If PyTest was run on the above code, it would save the result of the fixture function "`an_example_fixture`", and would then feed that result into any test function which takes an argument of the same name, e.g. the `test_function_example` function. For device testing only one fixture is needed, "device". This allows the device to be passed in to the test functions as needed.  

These two functions allow for tests to be run easily on any device desired without having to: i) hard code the device; ii) write a separate test for each device; or iii) loop over all devices, all of which would be incredibly inefficient.

### Testing
It is important to ensure that the test functions actually run on the correct device, as specified by the user. This is best done by manually specifying the device on which each tensor is created, using the `device` fixture like so:

In [91]:
def test_my_function(device):
    x = torch.tensor([1., 2., 3.], device=device)
    y = torch.tensor([4., 5., 6.], device=device)
    z = my_function(x, y)
    ...
    ...
    # A check would be performed here to check that
    # z is within permitted tolerance limits. 
    ...
    ...
    device_check = z.device == device
    assert device_check, 'Device persistence check'

Thus, most if not all test functions should make use of the `device` fixture argument.

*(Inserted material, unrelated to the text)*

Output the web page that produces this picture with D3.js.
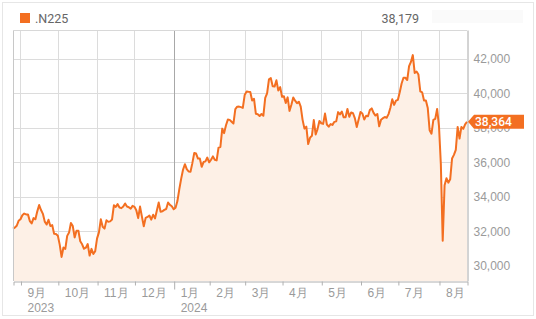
<!DOCTYPE html>
<html>
<head>
<meta charset="utf-8">
<script src="https://cdn.jsdelivr.net/npm/d3@7"></script>
<style>
  body { margin: 0; background: #fff; }
  svg { display: block; font-family: Roboto, "Noto Sans CJK JP", sans-serif; }
</style>
</head>
<body>
<svg id="chart" width="536" height="319"></svg>
<script>
// Nikkei 225 daily closes, 2023-08-28 .. 2024-08-23 (one value per trading day)
const closes = [
  // Aug 2023
  32170, 32227, 32333, 32619,
  // Sep
  32711, 32940, 33036, 32991, 32991, 32607, 32467, 32776, 32707, 33168,
  33533, 33243, 33023, 32571, 32402, 32678, 32315, 32371, 31872, 31858,
  // Oct
  31759, 31237, 30527, 31075, 30995, 31746, 31936, 32494, 32316, 31659,
  32041, 32042, 31431, 31259, 30999, 31062, 31270, 30602, 30991, 30697, 30859,
  // Nov
  31601, 31950, 32708, 32272, 32166, 32646, 32568, 32586, 32695, 33520,
  33424, 33585, 33388, 33354, 33452, 33625, 33447, 33408, 33321, 33486,
  // Dec
  33431, 33231, 32775, 33445, 32858, 32307, 32791, 32843, 32926, 32686,
  32970, 32758, 33219, 33675, 33141, 33169, 33254, 33305, 33681, 33540, 33464,
  // Jan 2024
  33288, 33377, 33763, 34441, 35049, 35577, 35901, 35619, 35477, 35466,
  35963, 36546, 36517, 36226, 36236, 35751, 36026, 36066, 36287,
  // Feb
  36011, 36158, 36354, 36160, 36119, 36863, 36897, 37963, 37703, 38157,
  38487, 38470, 38364, 38262, 39098, 39233, 39239, 39208, 39166,
  // Mar
  39910, 40109, 40097, 40090, 39598, 39688, 38820, 38797, 38695, 38807,
  38707, 39740, 40004, 40816, 40888, 40414, 40398, 40763, 40168, 40369,
  // Apr
  39803, 39838, 39451, 39773, 38992, 39347, 39773, 39582, 39442, 39523,
  39233, 38471, 37962, 38079, 37068, 37438, 37552, 38460, 37628, 37934, 38405,
  // May
  38274, 38236, 38835, 38202, 38073, 38229, 38179, 38356, 38385, 38920,
  38787, 38946, 38617, 38617, 39103, 38646, 38900, 38855, 38556, 38054, 38487,
  // Jun
  38923, 38837, 38490, 38703, 38683, 39038, 39134, 38876, 38720, 38814,
  38102, 38482, 38570, 38633, 38596, 38804, 39173, 39667, 39341, 39583,
  // Jul
  39631, 40074, 40580, 40913, 40912, 40781, 41580, 41831, 42224, 41191,
  41275, 41097, 40126, 40064, 39599, 39594, 39154, 37869, 37667, 38468, 38526, 39102,
  // Aug
  38126, 35910, 31458, 34675, 35090, 34831, 35025, 36233, 36442, 36727,
  38063, 37389, 38063, 37951, 38211, 38364
];

// first trading day of each month (index into closes)
const monthStarts = [4, 24, 45, 65, 86, 105, 124, 144, 165, 186, 206, 228];
const monthLabels = ['9月', '10月', '11月', '12月', '1月', '2月', '3月', '4月', '5月', '6月', '7月', '8月'];
const yearLabels = {4: '2023', 86: '2024'};
const yTicks = [30000, 32000, 34000, 36000, 38000, 40000, 42000];
const seriesName = '.N225';
const headerValue = '38,179';

const orange = '#f36f21';
const fmt = d3.format(',');

const svg = d3.select('#chart');
const plot = {left: 13, right: 467, top: 30, bottom: 281};

const x = d3.scaleLinear().domain([0, closes.length - 1]).range([plot.left, plot.right]);
const y = d3.scaleLinear().domain([29130, 43680]).range([plot.bottom, plot.top]);

// outer frame
svg.append('rect')
  .attr('x', 2.5).attr('y', 2.5).attr('width', 531).attr('height', 313)
  .attr('fill', 'none').attr('stroke', '#e6e6e6');

// header / legend
svg.append('rect').attr('x', 20).attr('y', 13).attr('width', 10).attr('height', 10).attr('fill', orange);
svg.append('text').attr('x', 35).attr('y', 23)
  .attr('font-size', 12.5).attr('fill', '#666').text(seriesName);
svg.append('text').attr('x', 419).attr('y', 23).attr('text-anchor', 'end')
  .attr('font-size', 12.5).attr('fill', '#666').text(headerValue);
svg.append('rect').attr('x', 432).attr('y', 10).attr('width', 91).attr('height', 13)
  .attr('fill', '#fafafa');

// grid
const grid = svg.append('g');
grid.selectAll('.hg').data(yTicks).enter().append('line')
  .attr('x1', plot.left).attr('x2', plot.right)
  .attr('y1', d => Math.round(y(d)) + 0.5).attr('y2', d => Math.round(y(d)) + 0.5)
  .attr('stroke', '#dcdcdc');
grid.selectAll('.vg').data(monthStarts).enter().append('line')
  .attr('x1', d => Math.round(x(d)) + 0.5).attr('x2', d => Math.round(x(d)) + 0.5)
  .attr('y1', plot.top).attr('y2', plot.bottom)
  .attr('stroke', d => yearLabels[d] && d !== monthStarts[0] ? '#a8a8a8' : '#dcdcdc');

// area + line
const area = d3.area().x((d, i) => x(i)).y0(plot.bottom).y1(d => y(d));
const line = d3.line().x((d, i) => x(i)).y(d => y(d));

svg.append('path').datum(closes).attr('d', area).attr('fill', '#fdf0e6');
svg.append('path').datum(closes).attr('d', line)
  .attr('fill', 'none').attr('stroke', orange).attr('stroke-width', 2)
  .attr('stroke-linejoin', 'round');

// plot borders
svg.append('line').attr('x1', plot.left + 0.5).attr('x2', plot.left + 0.5)
  .attr('y1', plot.top).attr('y2', plot.bottom).attr('stroke', '#c8c8c8');
svg.append('line').attr('x1', plot.left).attr('x2', plot.right)
  .attr('y1', plot.top + 0.5).attr('y2', plot.top + 0.5).attr('stroke', '#d8d8d8');

// x axis
const xAxis = svg.append('g')
  .attr('transform', `translate(0.5,${plot.bottom + 0.5})`)
  .call(d3.axisBottom(x).tickValues(monthStarts).tickSizeOuter(0).tickSize(4)
    .tickFormat((d, i) => monthLabels[i]));
xAxis.select('.domain').attr('stroke', '#b0b0b0');
xAxis.selectAll('.tick line').attr('stroke', '#b0b0b0')
  .attr('y2', d => (yearLabels[d] && d !== monthStarts[0]) ? 8 : 4);
xAxis.selectAll('.tick text')
  .attr('text-anchor', 'start').attr('x', 6).attr('y', 0).attr('dy', 15)
  .attr('font-size', 12).attr('font-family', null).attr('fill', '#9a9a9a');
xAxis.selectAll('.tick').filter(d => yearLabels[d]).append('text')
  .attr('x', 6).attr('y', 0).attr('dy', 30)
  .attr('font-size', 12).attr('fill', '#9a9a9a').attr('text-anchor', 'start')
  .text(d => yearLabels[d]);

// y axis (right)
const yAxis = svg.append('g')
  .attr('transform', `translate(${plot.right + 0.5},0)`)
  .call(d3.axisRight(y).tickValues(yTicks).tickSize(0).tickSizeOuter(0).tickFormat(fmt));
yAxis.select('.domain').attr('stroke', '#a8a8a8');
yAxis.selectAll('.tick text').attr('x', 6).attr('font-size', 12)
  .attr('font-family', null).attr('fill', '#9a9a9a');

// last value tag
const last = closes[closes.length - 1];
const ly = y(last);
const tag = svg.append('g');
tag.append('path')
  .attr('d', `M${plot.right + 1},${ly} L${plot.right + 7},${ly - 7} L${plot.right + 57},${ly - 7} L${plot.right + 57},${ly + 7} L${plot.right + 7},${ly + 7} Z`)
  .attr('fill', orange);
tag.append('text').attr('x', plot.right + 8).attr('y', ly).attr('dy', '0.35em')
  .attr('font-size', 12).attr('font-weight', 500).attr('fill', '#fff')
  .text(fmt(last));
</script>
</body>
</html>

To test for device consistency a short check should be performed at the end of every test to ensure the result has not slipped off the device.


Running such tests once on the CPU and again on the GPU should be enough to ensure device-safe code execution as: non-device-agnostic code would result in the tolerance check failing; non-device-pure code would result in an execution error; and non-device-consistent code would fail the `assert device_check` check.